At about this point, Kei discovered News and Letters Committees and was inspired by the Marxist-Humanist freedom philosophy of its founders, including Raya Dunayevskaya and Charles Denby. For more than three decades, he distributed the organization’s paper, News & Letters, at demonstrations, rallies and community colleges, had impromptu discussions with students, and was active in the meetings of N&LC’s Los Angeles local.


As he began to write, Kei’s respect for simple living led him to assume the name Basho, after a great poet from the Edo period of Japan, who by choice lived in a plain hut. Kei himself spent this portion of his life traveling almost everywhere by bus and residing in low-rent senior housing one block away from one of the poorest neighborhoods in the nation: Skid Row.

Kei distributing News & Letters at California State Los Angeles, June 2018. Photo: Terry Moon for News & Letters.

Kei became a longtime activist with and proponent of the Los Angeles Community Action Network (LACAN), in Skid Row, whose advocacy he described in the July-Aug. 2019 issue of N&L: “[They have] been resisting the LAPD’s sweeps, harassment, criminalization, and murder of the homeless population with street protests, lawsuits, and a know-your-rights campaign. They also inform low-rent tenants of their rights against unlawful evictions, and fight for restrooms, water fountains, showers, laundry facilities, and trash cans in the neighborhood. Landlords and the media often blame the homeless for unsanitary conditions created by city negligence.”


Kei participated in campaigns to house homeless residents in vacant hotels, to fight redlining in Chinatown and gentrification in Boyle Heights, and to establish a Skid Row Neighborhood Council independent of the developer-laden Downtown Council. Anyone who visited Kei at his apartment and took a walk with him outside could see that he always had a little bit to share with people living on the street who knew him by name.

In activist circles, Kei would sometimes be identified as a formerly interned person. Uncomfortable with the admiration or awe surrounding this issue, he tended to be most interested in putting the spotlight on contemporary parallels to the internment of Japanese Americans, such as immigration bans and family separations.

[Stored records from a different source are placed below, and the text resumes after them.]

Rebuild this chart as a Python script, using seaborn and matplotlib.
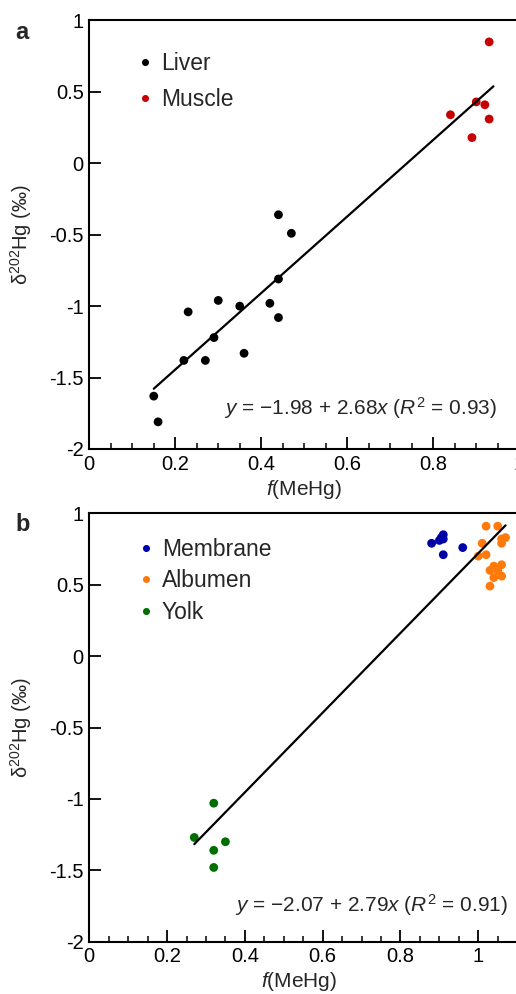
import matplotlib
matplotlib.use('Agg')
import matplotlib.pyplot as plt
import seaborn as sns
import pandas as pd
from matplotlib.ticker import MultipleLocator, FuncFormatter

# Panel a: liver and muscle
liver_x = [0.44, 0.47, 0.44, 0.30, 0.35, 0.42, 0.44, 0.23, 0.29, 0.22, 0.27, 0.36, 0.15, 0.16]
liver_y = [-0.36, -0.49, -0.81, -0.96, -1.00, -0.98, -1.08, -1.04, -1.22, -1.38, -1.38, -1.33, -1.63, -1.81]
muscle_x = [0.93, 0.90, 0.92, 0.93, 0.84, 0.89]
muscle_y = [0.85, 0.43, 0.41, 0.31, 0.34, 0.18]

# Panel b: egg tissues
membrane_x = [0.88, 0.90, 0.905, 0.91, 0.91, 0.91, 0.96]
membrane_y = [0.79, 0.81, 0.83, 0.85, 0.82, 0.71, 0.76]
albumen_x = [1.02, 1.05, 1.01, 1.06, 1.07, 1.06, 1.00, 1.02, 1.03, 1.04, 1.05, 1.06, 1.04, 1.06, 1.03]
albumen_y = [0.91, 0.91, 0.79, 0.82, 0.83, 0.79, 0.70, 0.71, 0.60, 0.63, 0.60, 0.64, 0.55, 0.56, 0.49]
yolk_x = [0.27, 0.32, 0.32, 0.32, 0.35]
yolk_y = [-1.27, -1.03, -1.36, -1.48, -1.30]

# fitted lines (from the equations printed on the panels)
fit_a = dict(b0=-1.98, b1=2.68, r2=0.93, xmin=0.15, xmax=0.94)
fit_b = dict(b0=-2.07, b1=2.79, r2=0.91, xmin=0.27, xmax=1.07)

sns.set_style('ticks')
plt.rcParams['font.family'] = ['Liberation Sans', 'DejaVu Sans']
plt.rcParams['mathtext.fontset'] = 'custom'
plt.rcParams['mathtext.rm'] = 'Liberation Sans'
plt.rcParams['mathtext.it'] = 'Liberation Sans:italic'
plt.rcParams['axes.unicode_minus'] = False

df_a = pd.DataFrame({
    'x': liver_x + muscle_x,
    'y': liver_y + muscle_y,
    'tissue': ['Liver'] * len(liver_x) + ['Muscle'] * len(muscle_x),
})
df_b = pd.DataFrame({
    'x': membrane_x + albumen_x + yolk_x,
    'y': membrane_y + albumen_y + yolk_y,
    'tissue': ['Membrane'] * len(membrane_x) + ['Albumen'] * len(albumen_x) + ['Yolk'] * len(yolk_x),
})

fig = plt.figure(figsize=(5.16, 9.94), dpi=100)
ax_a = fig.add_axes([0.173, 0.5483, 0.8333, 0.4311])
ax_b = fig.add_axes([0.173, 0.0526, 0.9047, 0.4310])

fmt = FuncFormatter(lambda v, p: '%g' % round(v, 2))


def style_axes(ax, xmax, label_x, label_y, ylab_x):
    ax.set_xlim(0, xmax)
    ax.set_ylim(-2, 1)
    ax.xaxis.set_major_locator(MultipleLocator(0.2))
    ax.xaxis.set_minor_locator(MultipleLocator(0.05))
    ax.yaxis.set_major_locator(MultipleLocator(0.5))
    ax.xaxis.set_major_formatter(fmt)
    ax.yaxis.set_major_formatter(fmt)
    ax.tick_params(axis='both', which='major', direction='in', length=8.5, width=1.3,
                   labelsize=14.5, pad=4, colors='black')
    ax.tick_params(axis='x', which='minor', direction='in', length=4.3, width=1.3)
    for s in ax.spines.values():
        s.set_linewidth(1.5)
        s.set_color('black')
    ax.set_xlabel('$f$(MeHg)', fontsize=15)
    ax.set_ylabel('δ$^{202}$Hg (‰)', fontsize=14.5)
    ax.xaxis.set_label_coords(label_x, label_y)
    ax.yaxis.set_label_coords(ylab_x, 0.5)


# panel a
sns.scatterplot(data=df_a, x='x', y='y', hue='tissue', palette={'Liver': 'black', 'Muscle': '#c80000'},
                s=40, edgecolor='none', ax=ax_a)
xs = [fit_a['xmin'], fit_a['xmax']]
ax_a.plot(xs, [fit_a['b0'] + fit_a['b1'] * v for v in xs], color='black', lw=1.6)
style_axes(ax_a, 1.0, 0.50, -0.068, -0.128)
ax_a.legend(loc='upper left', bbox_to_anchor=(0.117, 0.926), frameon=False, fontsize=16.5,
            handlelength=0.5, handletextpad=0.45, borderpad=0, borderaxespad=0,
            labelspacing=0.56, markerscale=0.8)
ax_a.text(0.948, -1.71, '$y$ = −%.2f + %.2f$x$ ($R^2$ = %.2f)' % (-fit_a['b0'], fit_a['b1'], fit_a['r2']),
          ha='right', va='center', fontsize=15)
fig.text(0.043, 0.967, 'a', fontsize=17, fontweight='bold', ha='center', va='center')

# panel b
sns.scatterplot(data=df_b, x='x', y='y', hue='tissue',
                palette={'Membrane': '#0000a8', 'Albumen': '#ff7a0a', 'Yolk': '#006e00'},
                s=40, edgecolor='none', ax=ax_b)
xs = [fit_b['xmin'], fit_b['xmax']]
ax_b.plot(xs, [fit_b['b0'] + fit_b['b1'] * v for v in xs], color='black', lw=1.6)
style_axes(ax_b, 1.2, (299 - 89) / 467, -0.066, -0.128 * 430 / 467)
ax_b.legend(loc='upper left', bbox_to_anchor=(0.109, 0.942), frameon=False, fontsize=16.5,
            handlelength=0.5, handletextpad=0.45, borderpad=0, borderaxespad=0,
            labelspacing=0.36, markerscale=0.8)
ax_b.text(1.075, -1.743, '$y$ = −%.2f + %.2f$x$ ($R^2$ = %.2f)' % (-fit_b['b0'], fit_b['b1'], fit_b['r2']),
          ha='right', va='center', fontsize=15)
fig.text(0.043, 0.472, 'b', fontsize=17, fontweight='bold', ha='center', va='center')

fig.savefig('out.png', dpi=100)
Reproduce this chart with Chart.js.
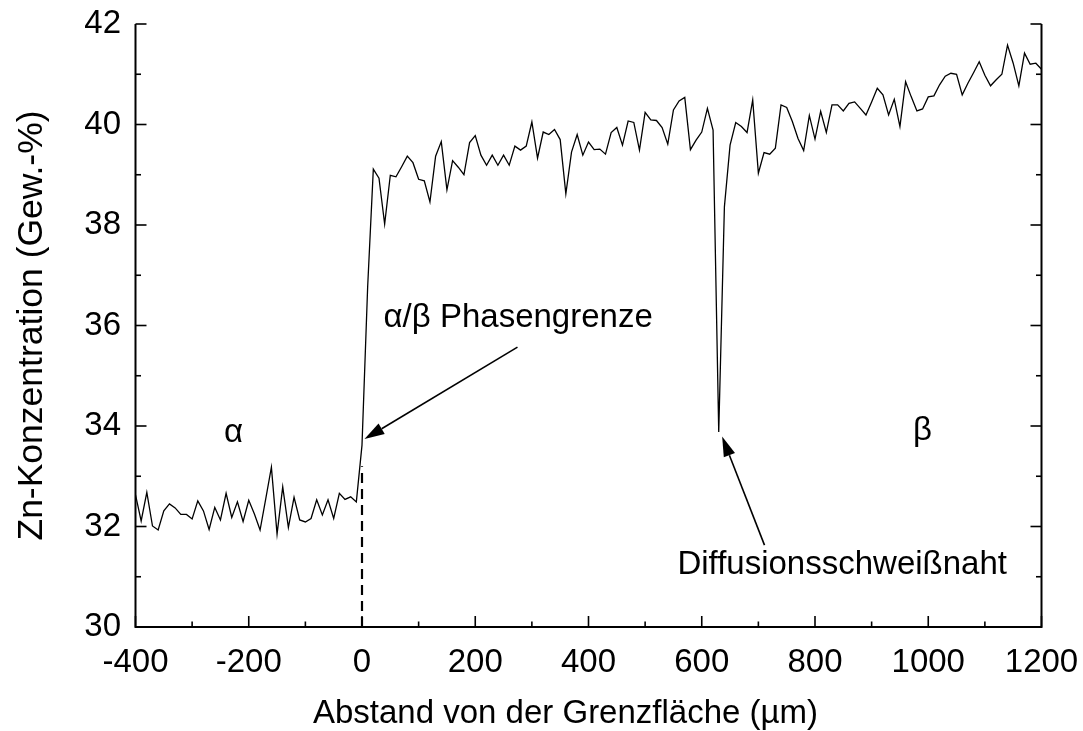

He would draw historical comparisons. Making notes in his copy of Dunayevskaya’s book, Marxism and Freedom, in sections describing Stalin’s agrogorods and Mao’s communes, Kei inscribed: “Compare to J.A. Relocation… Commonality of state and private capitalism and their imperial goal… Mao’s desire for world power, as Russia’s and the U.S., is a fundamental flaw and is not Marxism.”


In the last years of his life, Kei was moved by the outpouring of support for justice in policing that followed the murder of George Floyd. In a July 2020 Zoom meeting he told friends in part:

“I’d been going to BLM protests once a week at the Hall of Justice where DA Jackie Lacey has not prosecuted even one of over 500 officers who killed, in the majority, Black and Brown youth, but even white youth too. There used to be 40-50 people on a really good day. There are thousands of people there now.

“I’m gonna just say the police murder of Floyd on May 26 in Minneapolis sparked a worldwide protest still ongoing seven weeks later. I was not in the LA protests because of my energy, but I heard chants from my window as crowds marched on Spring St. I attended the June 10 protest. Thousands of new younger white people, but also all races. LAPD has over 50% of the city budget. $6 billion in New York City. A new society will need to have no police department as we know it. It has to be controlled by the working-class community.

“Marx said that the freedom of the individual is the basis for the freedom of all. You can’t have a free society unless all individuals are free. Development of human power means using that power not as a basis of profit. Marx insisted abolition of private property is only the first transcendence. Not until you transcend that does there arise positive humanism beginning from itself. This is when mental and manual labor is reunited in the all-rounded individual. BLM is about the whole human Black lives that never mattered in U.S. society.”